THE REQUEST: Set down the material below word for word, excluding the pictures.

DATA EXTRACT:
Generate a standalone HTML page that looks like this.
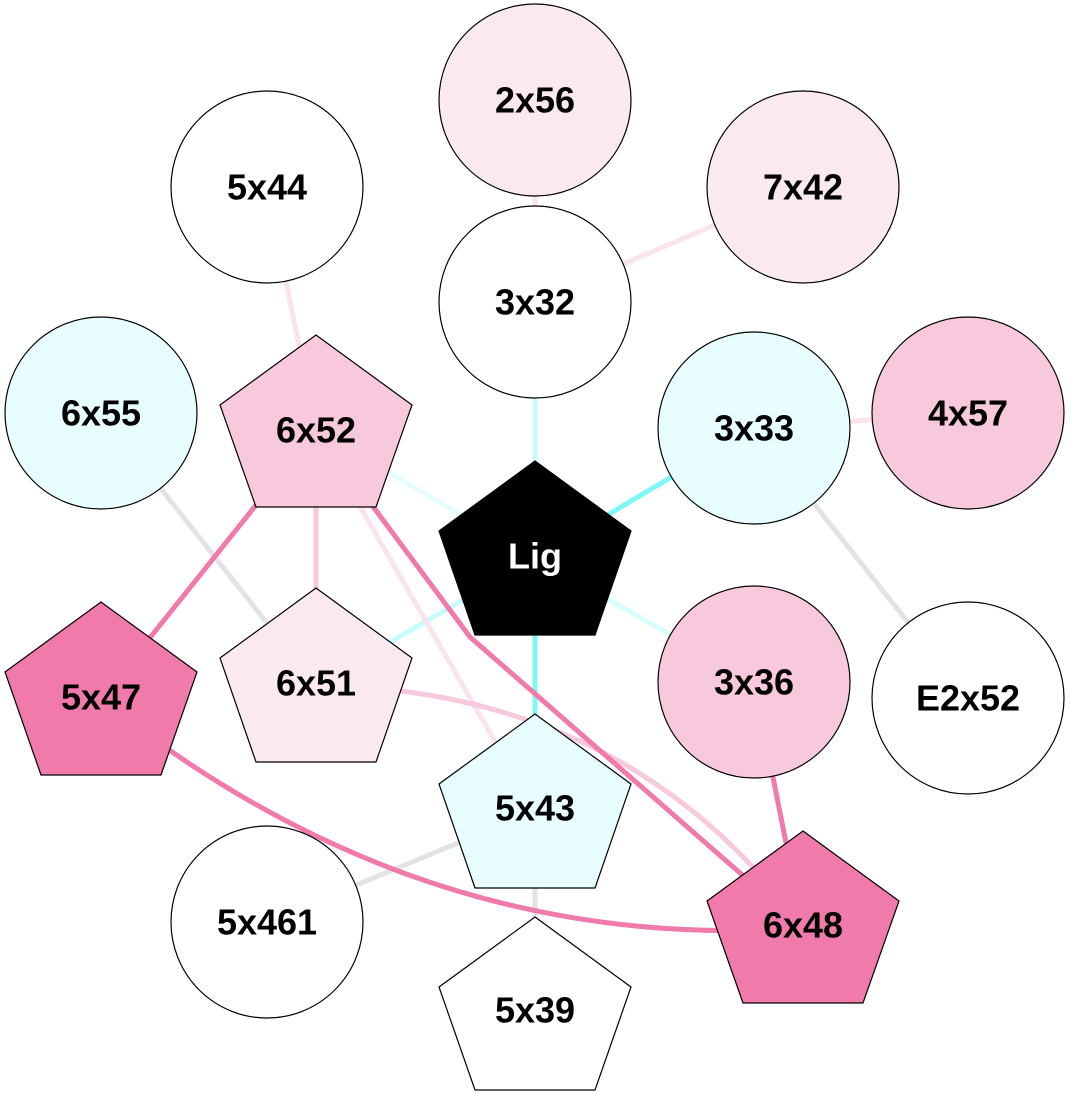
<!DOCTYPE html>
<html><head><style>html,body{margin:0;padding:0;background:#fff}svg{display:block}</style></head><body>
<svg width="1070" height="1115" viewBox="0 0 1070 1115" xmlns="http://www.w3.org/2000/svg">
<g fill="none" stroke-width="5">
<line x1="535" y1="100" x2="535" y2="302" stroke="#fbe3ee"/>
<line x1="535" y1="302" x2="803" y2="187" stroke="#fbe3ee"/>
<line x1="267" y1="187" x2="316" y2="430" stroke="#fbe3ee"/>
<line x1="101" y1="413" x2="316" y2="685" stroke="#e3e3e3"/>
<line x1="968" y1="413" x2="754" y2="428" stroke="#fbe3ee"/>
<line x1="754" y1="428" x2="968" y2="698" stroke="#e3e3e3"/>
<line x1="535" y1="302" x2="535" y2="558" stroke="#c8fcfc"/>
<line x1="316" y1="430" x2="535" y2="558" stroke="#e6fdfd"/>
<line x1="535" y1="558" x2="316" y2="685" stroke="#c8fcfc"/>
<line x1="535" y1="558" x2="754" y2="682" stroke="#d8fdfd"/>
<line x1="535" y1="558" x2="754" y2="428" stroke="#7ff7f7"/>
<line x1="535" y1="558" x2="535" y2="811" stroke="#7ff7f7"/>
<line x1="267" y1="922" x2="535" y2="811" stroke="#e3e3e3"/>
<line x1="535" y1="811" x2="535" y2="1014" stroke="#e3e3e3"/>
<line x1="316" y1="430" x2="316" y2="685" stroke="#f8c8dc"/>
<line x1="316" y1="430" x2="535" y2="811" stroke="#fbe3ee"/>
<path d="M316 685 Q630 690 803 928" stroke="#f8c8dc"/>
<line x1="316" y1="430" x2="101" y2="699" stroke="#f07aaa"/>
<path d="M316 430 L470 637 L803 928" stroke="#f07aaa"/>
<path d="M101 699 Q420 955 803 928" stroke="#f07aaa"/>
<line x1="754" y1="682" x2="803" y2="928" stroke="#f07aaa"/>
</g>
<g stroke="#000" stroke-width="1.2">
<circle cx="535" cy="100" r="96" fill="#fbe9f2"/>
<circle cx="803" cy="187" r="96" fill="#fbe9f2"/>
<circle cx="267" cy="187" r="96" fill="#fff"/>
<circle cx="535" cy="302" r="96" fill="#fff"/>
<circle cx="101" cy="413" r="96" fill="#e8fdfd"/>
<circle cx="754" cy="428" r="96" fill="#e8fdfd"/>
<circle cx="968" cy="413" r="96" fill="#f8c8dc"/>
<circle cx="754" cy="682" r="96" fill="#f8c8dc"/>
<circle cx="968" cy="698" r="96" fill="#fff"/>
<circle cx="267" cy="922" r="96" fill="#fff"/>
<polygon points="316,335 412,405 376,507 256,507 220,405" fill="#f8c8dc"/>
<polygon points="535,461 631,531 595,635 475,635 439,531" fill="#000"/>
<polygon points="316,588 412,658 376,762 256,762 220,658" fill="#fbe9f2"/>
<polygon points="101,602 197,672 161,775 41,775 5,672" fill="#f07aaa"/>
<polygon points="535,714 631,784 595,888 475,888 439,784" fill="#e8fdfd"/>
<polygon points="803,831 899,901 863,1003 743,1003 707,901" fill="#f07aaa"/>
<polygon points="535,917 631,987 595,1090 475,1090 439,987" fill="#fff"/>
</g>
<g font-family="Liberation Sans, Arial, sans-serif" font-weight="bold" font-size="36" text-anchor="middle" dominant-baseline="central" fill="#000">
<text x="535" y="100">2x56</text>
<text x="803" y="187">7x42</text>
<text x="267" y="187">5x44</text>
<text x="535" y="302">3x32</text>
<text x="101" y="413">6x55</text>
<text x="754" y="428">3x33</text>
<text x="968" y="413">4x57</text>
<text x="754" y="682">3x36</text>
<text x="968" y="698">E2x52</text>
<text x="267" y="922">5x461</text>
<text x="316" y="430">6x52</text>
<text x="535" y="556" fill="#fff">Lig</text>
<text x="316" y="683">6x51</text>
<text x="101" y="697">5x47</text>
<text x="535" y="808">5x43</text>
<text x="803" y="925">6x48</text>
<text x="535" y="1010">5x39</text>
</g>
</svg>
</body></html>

THE ANSWER:
Generate a standalone HTML page that looks like this.
<!DOCTYPE html>
<html><head><style>html,body{margin:0;padding:0;background:#fff}svg{display:block}</style></head><body>
<svg width="1070" height="1115" viewBox="0 0 1070 1115" xmlns="http://www.w3.org/2000/svg">
<g fill="none" stroke-width="5">
<line x1="535" y1="100" x2="535" y2="302" stroke="#fbe3ee"/>
<line x1="535" y1="302" x2="803" y2="187" stroke="#fbe3ee"/>
<line x1="267" y1="187" x2="316" y2="430" stroke="#fbe3ee"/>
<line x1="101" y1="413" x2="316" y2="685" stroke="#e3e3e3"/>
<line x1="968" y1="413" x2="754" y2="428" stroke="#fbe3ee"/>
<line x1="754" y1="428" x2="968" y2="698" stroke="#e3e3e3"/>
<line x1="535" y1="302" x2="535" y2="558" stroke="#c8fcfc"/>
<line x1="316" y1="430" x2="535" y2="558" stroke="#e6fdfd"/>
<line x1="535" y1="558" x2="316" y2="685" stroke="#c8fcfc"/>
<line x1="535" y1="558" x2="754" y2="682" stroke="#d8fdfd"/>
<line x1="535" y1="558" x2="754" y2="428" stroke="#7ff7f7"/>
<line x1="535" y1="558" x2="535" y2="811" stroke="#7ff7f7"/>
<line x1="267" y1="922" x2="535" y2="811" stroke="#e3e3e3"/>
<line x1="535" y1="811" x2="535" y2="1014" stroke="#e3e3e3"/>
<line x1="316" y1="430" x2="316" y2="685" stroke="#f8c8dc"/>
<line x1="316" y1="430" x2="535" y2="811" stroke="#fbe3ee"/>
<path d="M316 685 Q630 690 803 928" stroke="#f8c8dc"/>
<line x1="316" y1="430" x2="101" y2="699" stroke="#f07aaa"/>
<path d="M316 430 L470 637 L803 928" stroke="#f07aaa"/>
<path d="M101 699 Q420 955 803 928" stroke="#f07aaa"/>
<line x1="754" y1="682" x2="803" y2="928" stroke="#f07aaa"/>
</g>
<g stroke="#000" stroke-width="1.2">
<circle cx="535" cy="100" r="96" fill="#fbe9f2"/>
<circle cx="803" cy="187" r="96" fill="#fbe9f2"/>
<circle cx="267" cy="187" r="96" fill="#fff"/>
<circle cx="535" cy="302" r="96" fill="#fff"/>
<circle cx="101" cy="413" r="96" fill="#e8fdfd"/>
<circle cx="754" cy="428" r="96" fill="#e8fdfd"/>
<circle cx="968" cy="413" r="96" fill="#f8c8dc"/>
<circle cx="754" cy="682" r="96" fill="#f8c8dc"/>
<circle cx="968" cy="698" r="96" fill="#fff"/>
<circle cx="267" cy="922" r="96" fill="#fff"/>
<polygon points="316,335 412,405 376,507 256,507 220,405" fill="#f8c8dc"/>
<polygon points="535,461 631,531 595,635 475,635 439,531" fill="#000"/>
<polygon points="316,588 412,658 376,762 256,762 220,658" fill="#fbe9f2"/>
<polygon points="101,602 197,672 161,775 41,775 5,672" fill="#f07aaa"/>
<polygon points="535,714 631,784 595,888 475,888 439,784" fill="#e8fdfd"/>
<polygon points="803,831 899,901 863,1003 743,1003 707,901" fill="#f07aaa"/>
<polygon points="535,917 631,987 595,1090 475,1090 439,987" fill="#fff"/>
</g>
<g font-family="Liberation Sans, Arial, sans-serif" font-weight="bold" font-size="36" text-anchor="middle" dominant-baseline="central" fill="#000">
<text x="535" y="100">2x56</text>
<text x="803" y="187">7x42</text>
<text x="267" y="187">5x44</text>
<text x="535" y="302">3x32</text>
<text x="101" y="413">6x55</text>
<text x="754" y="428">3x33</text>
<text x="968" y="413">4x57</text>
<text x="754" y="682">3x36</text>
<text x="968" y="698">E2x52</text>
<text x="267" y="922">5x461</text>
<text x="316" y="430">6x52</text>
<text x="535" y="556" fill="#fff">Lig</text>
<text x="316" y="683">6x51</text>
<text x="101" y="697">5x47</text>
<text x="535" y="808">5x43</text>
<text x="803" y="925">6x48</text>
<text x="535" y="1010">5x39</text>
</g>
</svg>
</body></html>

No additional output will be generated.